Meet Bruce Diamond, Elizabeth's rich, casino-owning husband. Seven casinos rich.
"Diamond loves expensive cars, priceless paintings, beautiful women. He loves to throw money around. He's so full of himself and all of his big hungry qualities, he is near to bursting."
There we have the major dramatis personae. De Palma and Lehman have crafted a well-woven tale that could be closer to the truth than evident at first. Politics does make strange... well, you know. The perfunctory "names, character, places, etc." disclaimer appears on the copyright page. I bet it must have been written with a tongue in cheek. As you may guess, due to the authors involved, the novel is very cinematic. The characters come alive in your mind and you can see settings and scenes as if you were viewing this, not just reading it.
"A little conversation, with an old woman. Beats going through the motions of seduction with some guy out of Vegas who is genuinely confused as to whether the conversation is going to end up in bed or not. (Yes, mister, it is, why else do you think I'm listening to you prattle on about your golf game, the jazz that means more to you than anything in the world, the novel that will bring you fame and fortune and change the way the world thinks? Darling.
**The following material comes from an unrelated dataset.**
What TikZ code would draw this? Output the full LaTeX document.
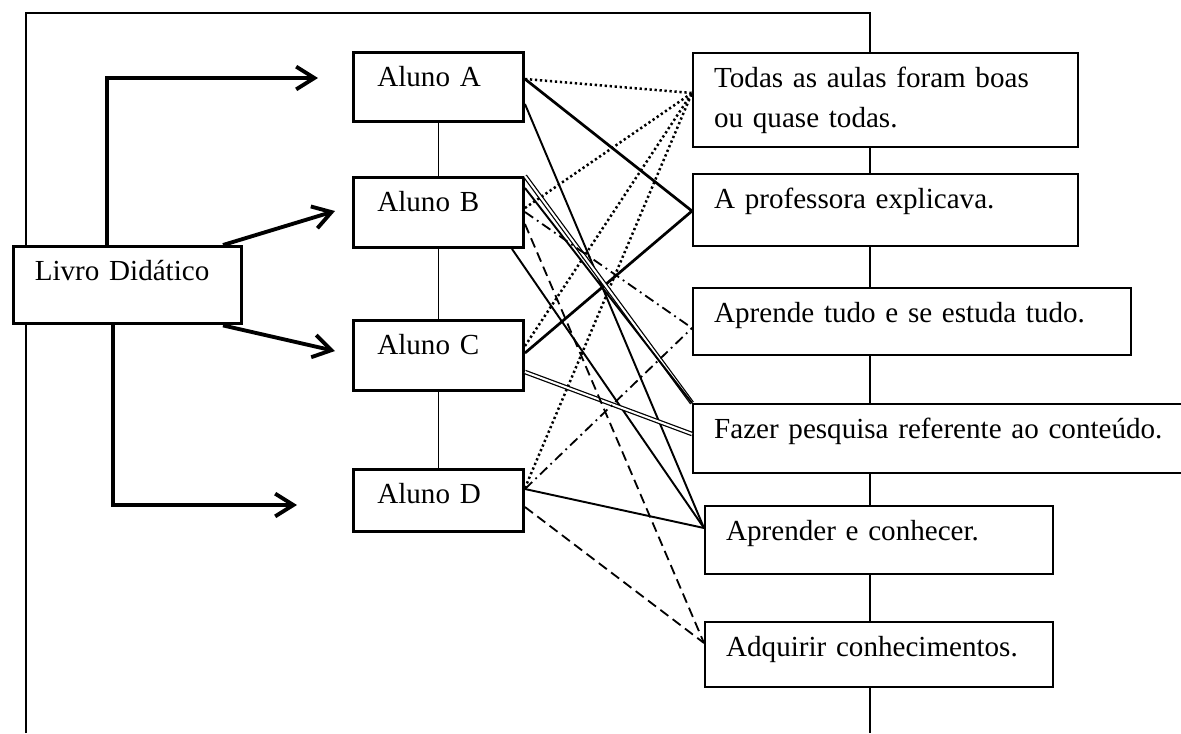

This is the noise we make to fill up the time between here and the not so distant moment when we'll be naked animals grunting and moaning in a world far from conversation.)"
These are Elizabeth's thoughts as she rides on a bus, towards the next stage of her life as she sits and speaks with:
Meet Lucy Wideman, an elderly woman who has anonymously, for years, been the Boston Globe's advice columnist, Dear Dottie.
With this inventive, fast-paced page turner in your hands you will also be meeting your next fun and exciting read.